Si, como dice Bejart, « la danza es música visual», Nureyev consiguió con exactitud tal resultado en una coreografía del director del Ballet del Siglo XX: Canción del compañero errante, sobre el ciclo liederístico de Mahler. Data de 1971 y en ella Bejart enfrenta al protagonista con una suerte de doble que puede ser tanto su conciencia como su destino. Ante todo domina un dato expresivo que me parece radical en la misma obra de Mahler: la soledad o, por decirlo en pedante, la soledad ensimismada más evidente por la presencia del «otro». Nureyev, en esta creación tan fuertemente expresiva logró otra cota, nos enseñó otra cara de su prismática personalidad. El «otro» fue el excelente Jean Guizerix (Ópera de París), tan firme de técnica como contrastante de matices.

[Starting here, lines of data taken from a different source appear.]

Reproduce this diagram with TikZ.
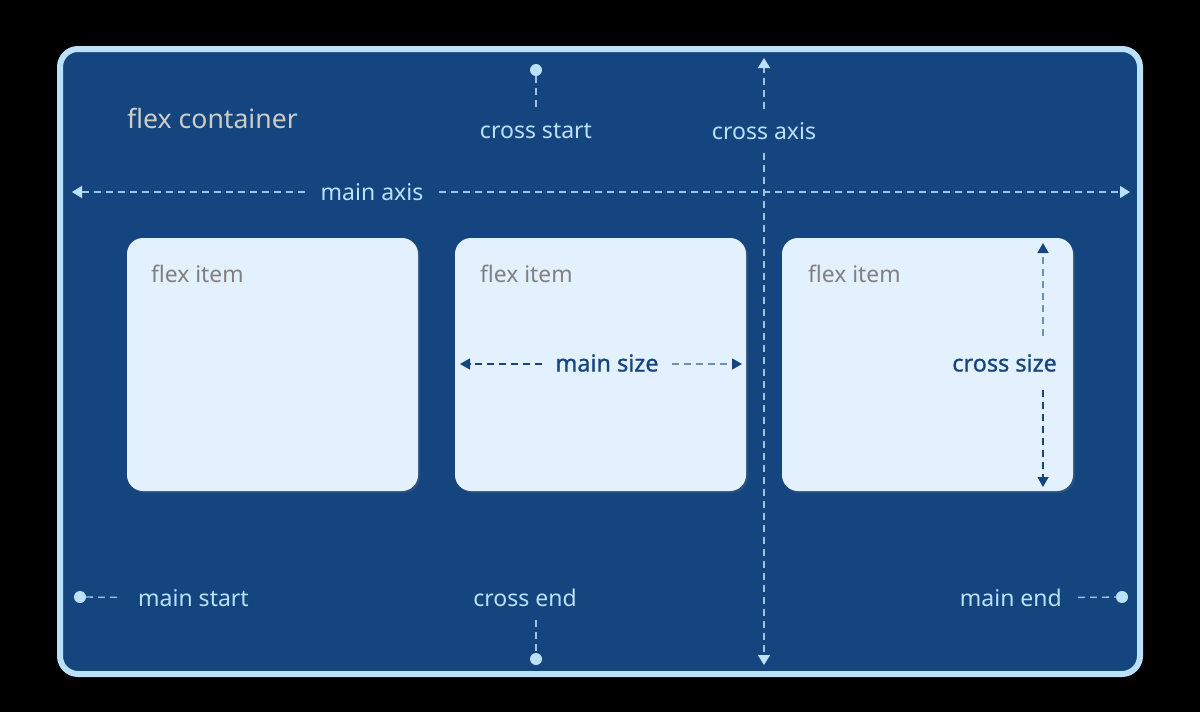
\documentclass[tikz,border=0pt]{standalone}
\usepackage{fontspec}
\setmainfont{Noto Sans}
\newfontfamily\medfont{Noto Sans}[FakeBold=0.9]
\usepackage{tikz}
\usetikzlibrary{
  arrows.meta,
  positioning,
  shadows
}
\definecolor{flexnavy}{HTML}{15457F}
\definecolor{flexsky}{HTML}{BBE1FA}
\definecolor{flexpale}{HTML}{E3F0FD}
\definecolor{flexgray}{HTML}{808080}
\definecolor{flexsilver}{HTML}{CFCCC6}
\definecolor{flexdash}{HTML}{9DC2E6}
\definecolor{flexfaint}{HTML}{6E8FBA}
\tikzset{
  container/.style={
    rectangle, draw=flexsky, fill=flexnavy, rounded corners=18pt,
    line width=6pt, minimum width=1080pt, minimum height=625pt
  },
  flexbox/.style={
    rectangle, fill=flexpale, rounded corners=16pt,
    minimum width=291pt, minimum height=253pt,
    drop shadow={opacity=0.2, shadow xshift=2pt, shadow yshift=-2pt}
  },
  itemlabel/.style={font=\fontsize{22.8}{27}\selectfont, text=flexgray, anchor=west, inner sep=0pt},
  axislabel/.style={font=\fontsize{23}{27}\selectfont, text=flexsky, inner xsep=16pt, inner ysep=13pt},
  sizelabel/.style={font=\medfont\fontsize{23.4}{28}\selectfont, text=flexnavy, inner xsep=13pt, inner ysep=18pt},
  dot/.style={circle, fill=flexsky, minimum size=12pt, inner sep=0pt},
  axisline/.style={draw=flexdash, line width=1.3pt, dash pattern=on 7pt off 5pt},
  axisarrow/.style={axisline, -{Triangle[length=10pt, width=12pt, color=flexsky]}},
  sizearrow/.style={draw=#1, line width=1.3pt, dash pattern=on 7pt off 5pt,
    -{Triangle[length=10pt, width=11pt, color=flexnavy]}},
  sizearrow/.default=flexnavy,
}
\begin{document}
\begin{tikzpicture}[x=1pt, y=-1pt]
\useasboundingbox (0,0) rectangle (1200,712);
\fill[black] (0,0) rectangle (1200,712);

% Container
\node[container] (container) at (600,361.5) {};
\node[font=\fontsize{26.6}{31}\selectfont, text=flexsilver, anchor=west, inner sep=0pt] (title) at (127,118) {flex container};

% Items
\node[flexbox] (item1) at (272.5,364.5) {};
\node[flexbox] (item2) at (600.5,364.5) {};
\node[flexbox] (item3) at (927.5,364.5) {};
\node[itemlabel] (label1) at (151,274) {flex item};
\node[itemlabel] (label2) at (480,274) {flex item};
\node[itemlabel] (label3) at (808,274) {flex item};

% Main axis
\node[axislabel] (mainaxis) at (372,192) {main axis};
\coordinate (ma-l) at (72,192);
\coordinate (ma-r) at (1130,192);
\draw[axisarrow] (mainaxis) -- (ma-l);
\draw[axisarrow] (mainaxis) -- (ma-r);

% Cross axis
\node[axislabel] (crossaxis) at (764,131) {cross axis};
\coordinate (ca-top) at (764,58);
\coordinate (ca-bot) at (764,665);
\draw[axisarrow] (crossaxis) -- (ca-top);
\draw[axisarrow] (crossaxis) -- (ca-bot);

% Start and end markers
\node[dot] (cs-dot) at (536,70) {};
\node[axislabel] (crossstart) at (536,131) {cross start};
\draw[axisline] (cs-dot) -- (crossstart);

\node[dot] (ce-dot) at (536,659) {};
\node[axislabel] (crossend) at (525,598) {cross end};
\draw[axisline] (crossend.south -| ce-dot) -- (ce-dot);

\node[dot] (ms-dot) at (80,597) {};
\node[axislabel, anchor=west] (mainstart) at (122,598) {main start};
\draw[axisline] (ms-dot) -- (mainstart);

\node[dot] (me-dot) at (1122,597) {};
\node[axislabel, anchor=east] (mainend) at (1078,598) {main end};
\draw[axisline] (mainend) -- (me-dot);

% Sizes
\node[sizelabel] (mainsize) at (607,363) {main size};
\coordinate (mz-l) at (460,364);
\coordinate (mz-r) at (742,364);
\draw[sizearrow] (mainsize.west |- mz-l) -- (mz-l);
\draw[sizearrow=flexfaint] (mainsize.east |- mz-r) -- (mz-r);

\node[sizelabel, anchor=east] (crosssize) at (1070,363) {cross size};
\coordinate (cz-top) at (1043,243);
\coordinate (cz-bot) at (1043,487);
\draw[sizearrow=flexfaint] (crosssize.north -| cz-top) -- (cz-top);
\draw[sizearrow] (crosssize.south -| cz-bot) -- (cz-bot);

\end{tikzpicture}
\end{document}
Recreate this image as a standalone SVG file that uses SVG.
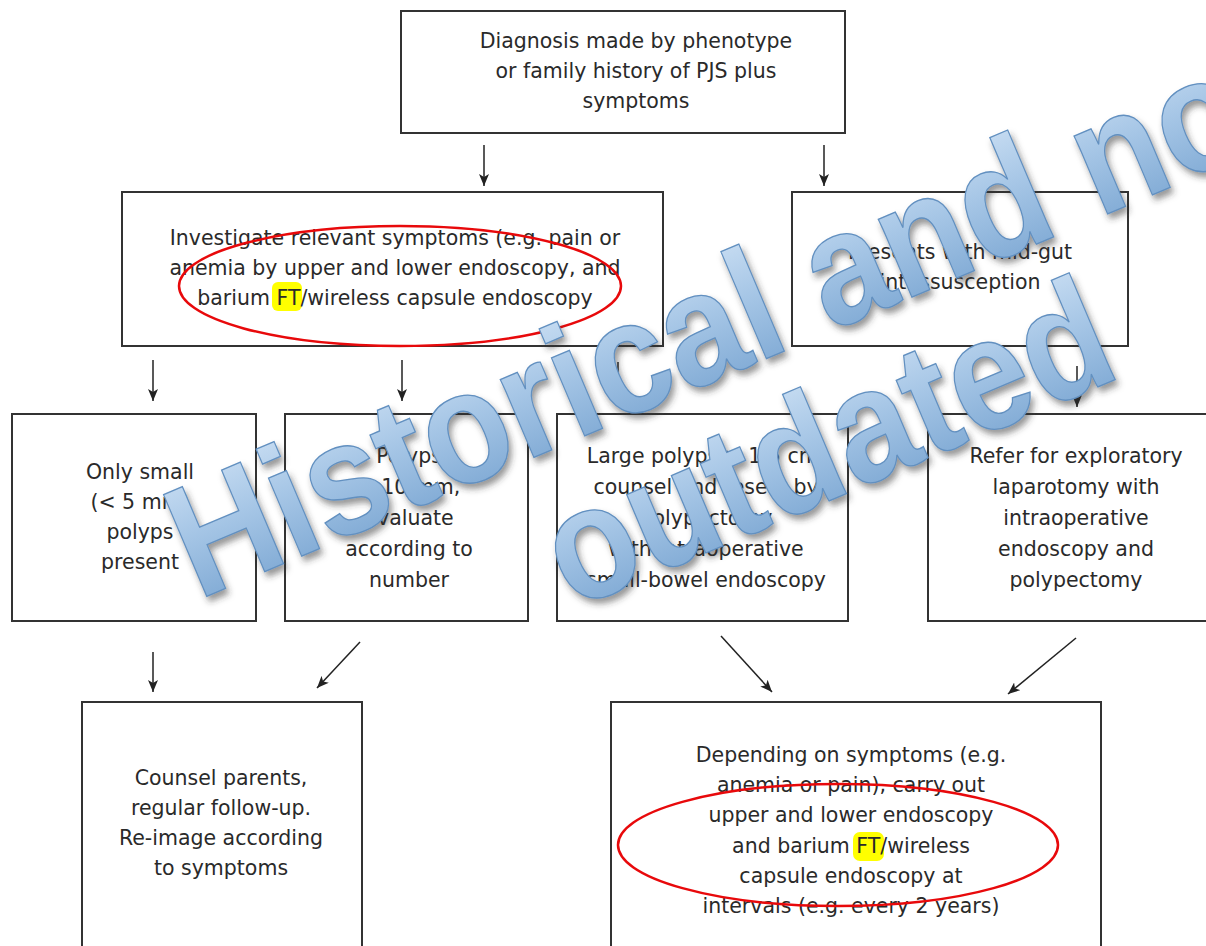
<svg xmlns="http://www.w3.org/2000/svg" width="1206" height="946" viewBox="0 0 1206 946">
<style>
.box{fill:#fff;stroke:#333;stroke-width:2}
.t{font-family:"DejaVu Sans",sans-serif;font-size:20.5px;fill:#2a2a2a;text-anchor:middle}
.hl{fill:#ffff00}
.ring{fill:none;stroke:#e8090b;stroke-width:2.5}
.c{stroke:#222;stroke-width:1.5;fill:none;marker-end:url(#ah)}
.wm{font-family:"Liberation Sans",Arial,sans-serif;font-weight:bold;font-size:142px;fill:url(#wg);stroke:#6290c0;stroke-width:1.2}
</style>
<defs>
<marker id="ah" viewBox="0 0 12 10" refX="12" refY="5" markerWidth="12" markerHeight="10" orient="auto" markerUnits="userSpaceOnUse"><path d="M0,0 L12,5 L0,10 L3,5 z" fill="#222"/></marker>
<linearGradient id="wg" x1="0" y1="0" x2="0" y2="1">
<stop offset="0" stop-color="#d2e4f6"/>
<stop offset="0.45" stop-color="#a6c6e6"/>
<stop offset="1" stop-color="#74a1cf"/>
</linearGradient>
<filter id="sh" x="-10%" y="-10%" width="120%" height="130%"><feDropShadow dx="3" dy="5" stdDeviation="3" flood-color="#333" flood-opacity="0.5"/></filter>
</defs>

<g id="connectors">
<line class="c" x1="484" y1="145" x2="484" y2="186"/>
<line class="c" x1="824" y1="145" x2="824" y2="186"/>
<line class="c" x1="153" y1="360" x2="153" y2="401"/>
<line class="c" x1="402" y1="360" x2="402" y2="401"/>
<line class="c" x1="618" y1="362" x2="618" y2="403"/>
<line class="c" x1="1077" y1="366" x2="1077" y2="407"/>
<line class="c" x1="153" y1="652" x2="153" y2="692"/>
<line class="c" x1="360" y1="642" x2="317" y2="688"/>
<line class="c" x1="721" y1="636" x2="772" y2="692"/>
<line class="c" x1="1076" y1="638" x2="1008" y2="694"/>
</g>

<g id="n-diagnosis">
<rect class="box" x="401" y="11" width="444" height="122"/>
<text class="t" x="636" y="48">Diagnosis made by phenotype</text>
<text class="t" x="636" y="78">or family history of PJS plus</text>
<text class="t" x="636" y="108">symptoms</text>
</g>

<g id="n-investigate">
<rect class="box" x="122" y="192" width="541" height="154"/>
<rect class="hl" x="272" y="282" width="30" height="29" rx="6"/>
<text class="t" x="395" y="245">Investigate relevant symptoms (e.g. pain or</text>
<text class="t" x="395" y="275">anemia by upper and lower endoscopy, and</text>
<text class="t" x="395" y="305">barium FT/wireless capsule endoscopy</text>
<ellipse class="ring" cx="400" cy="286" rx="221" ry="60"/>
</g>

<g id="n-presents">
<rect class="box" x="792" y="192" width="336" height="154"/>
<text class="t" x="960" y="259">Presents with mid-gut</text>
<text class="t" x="960" y="289">intussusception</text>
</g>

<g id="n-small">
<rect class="box" x="12" y="414" width="244" height="207"/>
<text class="t" x="140" y="479">Only small</text>
<text class="t" x="140" y="509">(&lt; 5 mm)</text>
<text class="t" x="140" y="539">polyps</text>
<text class="t" x="140" y="569">present</text>
</g>

<g id="n-polyps">
<rect class="box" x="285" y="414" width="243" height="207"/>
<text class="t" x="409" y="463">Polyps</text>
<text class="t" x="409" y="494">&gt; 10 mm,</text>
<text class="t" x="409" y="525">evaluate</text>
<text class="t" x="409" y="556">according to</text>
<text class="t" x="409" y="587">number</text>
</g>

<g id="n-large">
<rect class="box" x="557" y="414" width="291" height="207"/>
<text class="t" x="706" y="463">Large polyps &gt; 1.5 cm,</text>
<text class="t" x="706" y="494">counsel and resect by</text>
<text class="t" x="706" y="525">polypectomy</text>
<text class="t" x="706" y="556">with intraoperative</text>
<text class="t" x="706" y="587">small-bowel endoscopy</text>
</g>

<g id="n-refer">
<rect class="box" x="928" y="414" width="290" height="207"/>
<text class="t" x="1076" y="463">Refer for exploratory</text>
<text class="t" x="1076" y="494">laparotomy with</text>
<text class="t" x="1076" y="525">intraoperative</text>
<text class="t" x="1076" y="556">endoscopy and</text>
<text class="t" x="1076" y="587">polypectomy</text>
</g>

<g id="n-counsel">
<rect class="box" x="82" y="702" width="280" height="260"/>
<text class="t" x="221" y="785">Counsel parents,</text>
<text class="t" x="221" y="815">regular follow-up.</text>
<text class="t" x="221" y="845">Re-image according</text>
<text class="t" x="221" y="875">to symptoms</text>
</g>

<g id="n-depending">
<rect class="box" x="611" y="702" width="490" height="260"/>
<rect class="hl" x="853" y="832" width="31" height="29" rx="7"/>
<text class="t" x="851" y="762">Depending on symptoms (e.g.</text>
<text class="t" x="851" y="792">anemia or pain), carry out</text>
<text class="t" x="851" y="822">upper and lower endoscopy</text>
<text class="t" x="851" y="853">and barium FT/wireless</text>
<text class="t" x="851" y="883">capsule endoscopy at</text>
<text class="t" x="851" y="913">intervals (e.g. every 2 years)</text>
<ellipse class="ring" cx="838" cy="845" rx="220" ry="61"/>
</g>

<g id="watermark" filter="url(#sh)">
<text class="wm" transform="translate(198,600) rotate(-23) scale(1,1.13)">Historical and no</text>
<text class="wm" transform="translate(572,610) rotate(-23) scale(1,1.13)">outdated</text>
</g>
</svg>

En Aureole, sobre Haendel, Paul Taylor ha trazado una coreografía que me recordó al estilo Balanchine. La danza no sólo es música visual, sino que sigue las estructuras internas de la partitura. El excepcional conjunto de Nureyev y sus amigos lució aquí su calidad individual y su capacidad de acoplamiento. Con el bailarín ruso actuaron Jane Kominski (Kominski Ballet), Ghislane Mathiot, Wilfrede Piollet, y Charles Jude, todos ellos de la Opera parisiense.

En fin, una última dimensión la tuvimos en la coreografía de Glen Tefley sobre Pierrot Lunaire, de Schoenberg. Difícil cometido el de seguir no sólo la música del maestro vienés, sino la significación de los textos, estupendamente interpretados por Mary Thomas y el Pierrot, Ensamble, dirigidos, como la Orquesta del Teatro de La Zarzuela en los demás casos (salvo en Mahler, que se escuchó a través de grabación) por David Coleman. El Pierrot de Nureyev fue admirable, por intención, expresión, psicología e identificación poético-musical.